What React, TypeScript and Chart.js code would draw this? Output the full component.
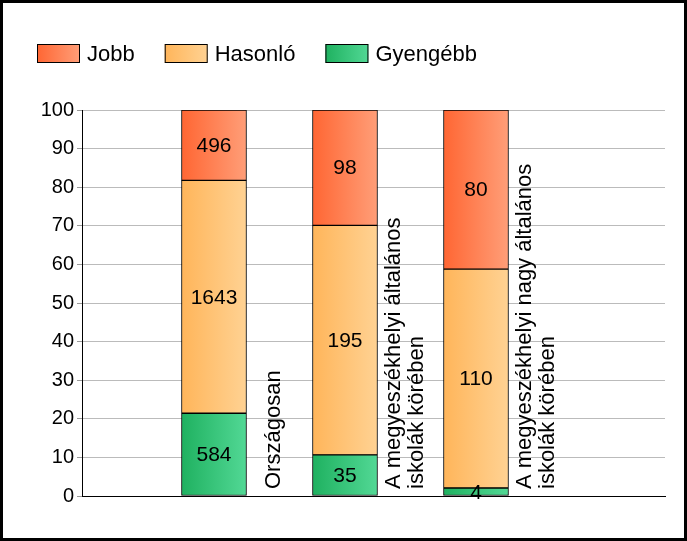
import { useEffect, useRef } from "react";
import { Chart, registerables } from "chart.js";

Chart.register(...registerables);

const categories: string[][] = [
  ["Országosan"],
  ["A megyeszékhelyi általános", "iskolák körében"],
  ["A megyeszékhelyi nagy általános", "iskolák körében"],
];
const legendNames = ["Jobb", "Hasonló", "Gyengébb"];
const jobb = [496, 98, 80];
const hasonlo = [1643, 195, 110];
const gyengebb = [584, 35, 4];
const yMin = 0;
const yMax = 100;
const yStep = 10;

const FONT = "Arial, 'Liberation Sans', sans-serif";
const gradJobb = ["#FF6633", "#FF9E78"];
const gradHasonlo = ["#FFB55A", "#FFD293"];
const gradGyengebb = ["#1FB160", "#52D895"];
const BAR_W = 65;
const X_MIN = -0.0076;
const X_MAX = X_MIN + 583 / 131;

const totals = jobb.map((v, i) => v + hasonlo[i] + gyengebb[i]);
const pct = (arr: number[]) => arr.map((v, i) => ({ x: i + 1, y: (v / totals[i]) * 100 }));

function gradFill(colors: string[]) {
  return (ctx: any) => {
    const chart = ctx.chart;
    const xs = chart.scales && chart.scales.x;
    if (!chart.chartArea || !xs || ctx.dataIndex === undefined) return colors[0];
    const cx = xs.getPixelForValue(ctx.dataIndex + 1);
    const g = chart.ctx.createLinearGradient(cx - BAR_W / 2, 0, cx + BAR_W / 2, 0);
    g.addColorStop(0, colors[0]);
    g.addColorStop(1, colors[1]);
    return g;
  };
}

const framePlugin = {
  id: "frame",
  afterDraw(chart: any) {
    const c = chart.ctx;
    c.save();
    c.strokeStyle = "#000";
    c.lineWidth = 3;
    c.strokeRect(1.5, 1.5, chart.width - 3, chart.height - 3);
    c.restore();
  },
};

const legendPlugin = {
  id: "customLegend",
  afterDraw(chart: any) {
    const c = chart.ctx;
    const grads = [gradJobb, gradHasonlo, gradGyengebb];
    c.save();
    c.font = `22px ${FONT}`;
    c.textBaseline = "middle";
    c.textAlign = "left";
    let x = 37;
    const y = 44;
    const bw = 43;
    const bh = 19;
    legendNames.forEach((name, i) => {
      const g = c.createLinearGradient(x, 0, x + bw, 0);
      g.addColorStop(0, grads[i][0]);
      g.addColorStop(1, grads[i][1]);
      c.fillStyle = g;
      c.fillRect(x, y, bw, bh);
      c.strokeStyle = "#000";
      c.lineWidth = 1;
      c.strokeRect(x + 0.5, y + 0.5, bw - 1, bh - 1);
      c.fillStyle = "#000";
      const tx = x + bw + 7;
      c.fillText(name, tx, y + bh / 2 + 1);
      x = tx + c.measureText(name).width + 30;
    });
    c.restore();
  },
};

const valueLabelPlugin = {
  id: "valueLabels",
  afterDatasetsDraw(chart: any) {
    const c = chart.ctx;
    c.save();
    c.font = `21px ${FONT}`;
    c.fillStyle = "#000";
    c.textAlign = "center";
    c.textBaseline = "middle";
    chart.data.datasets.forEach((ds: any, di: number) => {
      const meta = chart.getDatasetMeta(di);
      meta.data.forEach((el: any, i: number) => {
        const p = el.getProps(["x", "y", "base"], true);
        c.fillText(String(ds.counts[i]), p.x, (p.y + p.base) / 2 + 1);
      });
    });
    c.restore();
  },
};

const categoryLabelPlugin = {
  id: "categoryLabels",
  afterDraw(chart: any) {
    const c = chart.ctx;
    const xs = chart.scales.x;
    const bottom = chart.chartArea.bottom - 7;
    c.save();
    c.font = `22px ${FONT}`;
    c.fillStyle = "#000";
    c.textAlign = "left";
    c.textBaseline = "alphabetic";
    categories.forEach((lines, i) => {
      const cx = xs.getPixelForValue(i + 1);
      lines.forEach((line, j) => {
        const bx = cx + 59 + (j - (lines.length - 1) / 2) * 23 + 7.5;
        c.save();
        c.translate(bx, bottom);
        c.rotate(-Math.PI / 2);
        c.fillText(line, 0, 0);
        c.restore();
      });
    });
    c.restore();
  },
};

export default function App() {
  const ref = useRef<HTMLCanvasElement | null>(null);

  useEffect(() => {
    document.body.style.margin = "0";
    const canvas = ref.current;
    if (!canvas) return;
    const chart = new Chart(canvas, {
      type: "bar",
      data: {
        datasets: [
          {
            label: legendNames[2],
            data: pct(gyengebb),
            counts: gyengebb,
            backgroundColor: gradFill(gradGyengebb),
          } as any,
          {
            label: legendNames[1],
            data: pct(hasonlo),
            counts: hasonlo,
            backgroundColor: gradFill(gradHasonlo),
          } as any,
          {
            label: legendNames[0],
            data: pct(jobb),
            counts: jobb,
            backgroundColor: gradFill(gradJobb),
          } as any,
        ],
      },
      options: {
        responsive: false,
        animation: false,
        devicePixelRatio: 1,
        layout: { padding: { left: 0, top: 110, right: 22, bottom: 45 } },
        datasets: {
          bar: {
            barThickness: BAR_W,
            borderColor: "#000",
            borderWidth: 1,
            borderSkipped: false,
          } as any,
        },
        plugins: {
          legend: { display: false },
          tooltip: { enabled: false },
        },
        scales: {
          x: {
            type: "linear",
            stacked: true,
            offset: false,
            min: X_MIN,
            max: X_MAX,
            bounds: "ticks",
            grid: { display: false, offset: false },
            ticks: { display: false },
            border: { display: true, color: "#000", width: 1 },
            afterFit(scale: any) {
              scale.height = 0;
            },
          },
          y: {
            stacked: true,
            min: yMin,
            max: yMax,
            ticks: {
              stepSize: yStep,
              color: "#000",
              font: { family: FONT, size: 20 },
              padding: 3,
            },
            grid: { color: "#BBBBBB", tickColor: "#999999", tickLength: 5 },
            border: { display: true, color: "#000", width: 1 },
            afterFit(scale: any) {
              scale.width = 82;
            },
          },
        },
      } as any,
      plugins: [valueLabelPlugin, categoryLabelPlugin, legendPlugin, framePlugin],
    });
    return () => chart.destroy();
  }, []);

  return (
    <div style={{ position: "absolute", left: 0, top: 0, width: 687, height: 541 }}>
      <canvas ref={ref} width={687} height={541} style={{ width: 687, height: 541, display: "block" }} />
    </div>
  );
}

■ ■ ■ ■ ■ ■ ■

Repeat only what lies between the start of the data and the end of the line containing "const X_MAX = X_MIN + 583 / 131;", exactly, with pictures left out.

What React, TypeScript and Chart.js code would draw this? Output the full component.
import { useEffect, useRef } from "react";
import { Chart, registerables } from "chart.js";

Chart.register(...registerables);

const categories: string[][] = [
  ["Országosan"],
  ["A megyeszékhelyi általános", "iskolák körében"],
  ["A megyeszékhelyi nagy általános", "iskolák körében"],
];
const legendNames = ["Jobb", "Hasonló", "Gyengébb"];
const jobb = [496, 98, 80];
const hasonlo = [1643, 195, 110];
const gyengebb = [584, 35, 4];
const yMin = 0;
const yMax = 100;
const yStep = 10;

const FONT = "Arial, 'Liberation Sans', sans-serif";
const gradJobb = ["#FF6633", "#FF9E78"];
const gradHasonlo = ["#FFB55A", "#FFD293"];
const gradGyengebb = ["#1FB160", "#52D895"];
const BAR_W = 65;
const X_MIN = -0.0076;
const X_MAX = X_MIN + 583 / 131;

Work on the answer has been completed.